For income investors, the UK is also attractive because it has a strong history of dividend culture. Many UK-listed companies have a consistent track record of paying dividends, providing investors with a regular income stream. During periods of low economic growth, these dividends can play a crucial role in boosting total returns.

Searching for opportunities

While researching the hundreds of different companies on the UK stock market might be a bit much for the average person, a professional fund manager can do this for you. They can pool your money with that of other investors and place it in a number of different businesses they think can do well over time.

UK equity funds come in many shapes and sizes. Some will invest only in larger, multi-national companies, while others will focus on the UKs smallest businesses, hoping to invest early in their journey and benefit from their growth. Some UK equity funds will focus solely on making your capital grow while others will also look to produce a regular income from dividends. And not all UK equity funds will search out quality companies that offer stability  – opportunities can also be found among those that have suffered a setback, but where long-term prospects look good.

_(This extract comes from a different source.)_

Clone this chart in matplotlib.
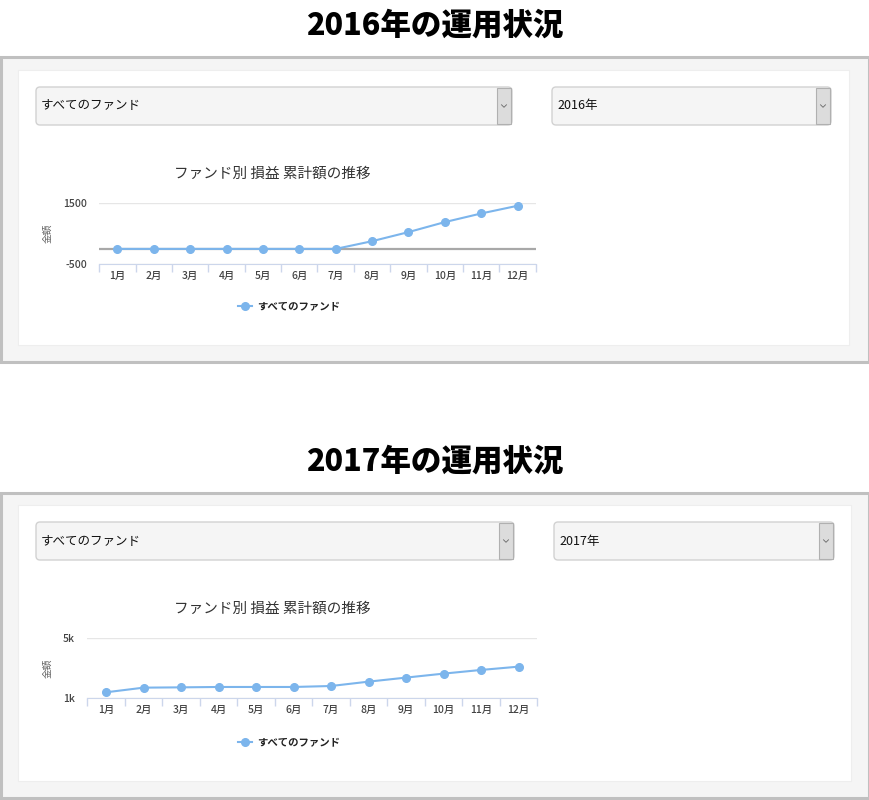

What makes investing in the UK attractive

Here are five different UK ‘All Companies’ funds to consider:

  1. AXA Framlington UK Mid Cap fund focuses on medium-sized companies, but its manager will be pragmatic about including select opportunities from the smaller companies space too, as well as letting winning mid-cap holdings grow into larger-sized companies.
  2. CT UK Extended Alpha invests primarily in large UK companies, but with an unusual approach. As the name suggests, the manager aims to extend investors’ potential returns by buying stocks he expects to do well and also looking to make money on stocks he expects to do badly (shorting).
  3. Finding undervalued companies that are yet to deliver on their potential is the aim of ES R&M UK Recovery fund. Manager Hugh Sergeant holds approximately 200 of these out-of-favour stocks in the portfolio. He uses his three decades of investing experience to identify companies where he believes management have the capability to turn things around.
  4. One of the few products to be launched in response to the Covid-19 pandemic, the Schroder British Opportunities trust (SBO) seeks to tap into the unloved status of UK equities by targeting companies which have been in the eye of the storm. The portfolio consists of 30-50 small and medium-sized public and private businesses requiring fresh injections of equity.
  5. Launched in 2020, VT Downing Unique Opportunities is run by the highly experienced Rosemary Banyard. Rosemary has a well-defined process looking for companies that have sustained competitive advantages, with low debt and good management teams. The final portfolio will be highly concentrated at 25-40 names.

There are plenty of great opportunities to be found among UK-listed companies, especially for fund managers that focus on stock picking.